Un’eccezionale scoperta archeologica in mostra da oggi per la prima volta a «Le stive e gli abissi»
WALTER PORCEDDA
Ignazio Sanna, quella mattina di un freddo gennaio di tre anni fa, non credette ai propri occhi. Immersosi sotto un cielo plumbeo, l’archeologo aveva raggiunto in pochi minuti il cantiere subacqueo allestito in un fondale dello stagno di Santa Giusta. In quel punto, i giorni precedenti, l’equipe della Soprintendenza aveva percorso più volte quel tratto d’acqua filmando, palmo a palmo, un territorio che aveva restituito preziosi reperti lignei e ceramiche. Ma quel coccio, emergente tra due gruppi di anfore, quasi inutile a prima vista si rivelò, mentre l’archeologo con cura lo liberava dal fango, una testimonianza di inestimabile valore. Un volto d’argilla lavorato finemente. Quello di un satiro, opera di ispirazione ellenistica risalente secondo gli studiosi a un’epoca tra il IV e il III secolo avanti Cristo.

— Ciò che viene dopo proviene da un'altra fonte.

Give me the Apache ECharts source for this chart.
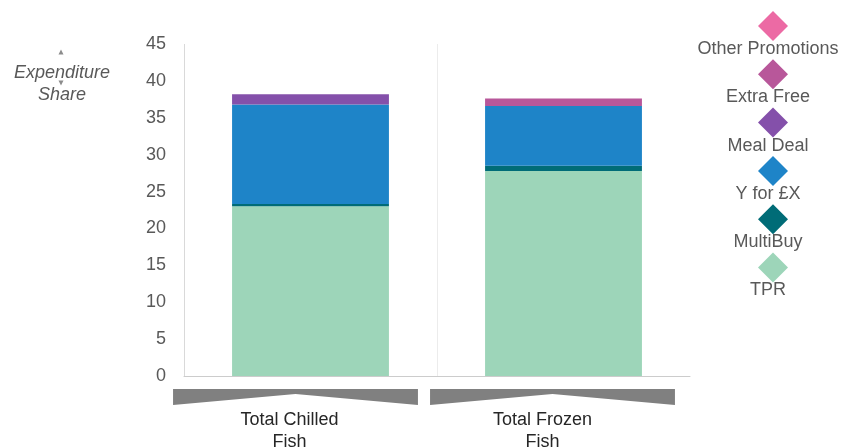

A rafforzare l’idea che la testa, senza capelli, una fronte solcata da linee profonde, naso schiacciato e due labbra prominenti potesse verosimilmente essere quella di un satiro (vagamente assomigliante, tra l’altro, a quelli disegnati da Rubens) era stato un altro ritrovamento avvenuto giorni prima.
Nella stessa area infatti era venuta alla luce una zampa lignea e uno zoccolo di capra o di ungulato. Alta una cinquantina di centimetri, scolpita a perfezione aveva una sorta di incastro nella parte superiore. Il ritrovamento è di quelli sensazionali e in grado di aprire scenari interpretativi inediti. Un corpo da satiro, mezzo umano e mezzo animale, rappresentato in modo raffinato usando sia l’argilla che il legno? La scoperta, presentata ad un recente convegno internazionale di Hammamet, ha fatto sobbalzare la comunità degli studiosi. Adesso, questo manufatto straordinario (solo la testa però) sarà per la prima volta visibile al pubblico nella mostra che si apre oggi alle 18 (fino al 18 maggio e con biglietto unico valido anche per il Museo archeologico) nei locali del Ghetto a Castello, frutto di una inedita collaborazione tra Soprintendenza archeologica e Comune, che entrambi (rappresentati rispettivamente dal suo responsabile Marco Minoja e l’assessore alla cultura Enrica Puggioni) giurano foriera di sviluppi. Si tratta de «Le stive e gli abissi - L’archeologia e i mari della Sardegna, dalle navi di bronzo allo scavo subacqueo» che fa pendant con quella aperta tre giorni fa all’Antiquarium Arborense di Oristano e dedicata alle navi in bronzo.
Ed è proprio una imponente nave romana dell’epoca repubblicana, ricostruita perfettamente dai tecnici esperti della Soprintendenza archeologica che accoglierà il pubblico dei visitatori immergendoli per incanto in uno spazio temporale lontano migliaia d’anni. Un’epoca che, a dispetto del titolo della mostra - evocante piuttosto scenari catastrofici di naufragi e relitti, tragedie causate da scogli e secche - racconta di rotte frequentatissime sin dai tempi lontani. Da navi puniche e romane. E ancora prima da piroghe ricavate ad esempio da sugherete, come quella ricostruita perfettamente all’ingresso dell’esposizione. Racconta di scambi commerciali e preziosi carichi fatti di grano e di vino, di olio e di “garum”, carne e pesce speziati e conservati con le pigne e il vino. Contenuti dentro anfore dalle bellissime forme allungate a siluro o a otre. Alcune di queste vengono tra l’altro mostrate una vicina all’altra nella pancia della nave. Sono oltre trecentocinquanta i pezzi pregiati (tra cui anche un tesoro di sesterzi) tornati alla luce dopo un silenzio durato secoli conservati nel profondo del mare. Narrano storie dimenticate di uomini e donne, civiltà lontane nel tempo ma, a vedere da vicino, così simili alla nostra.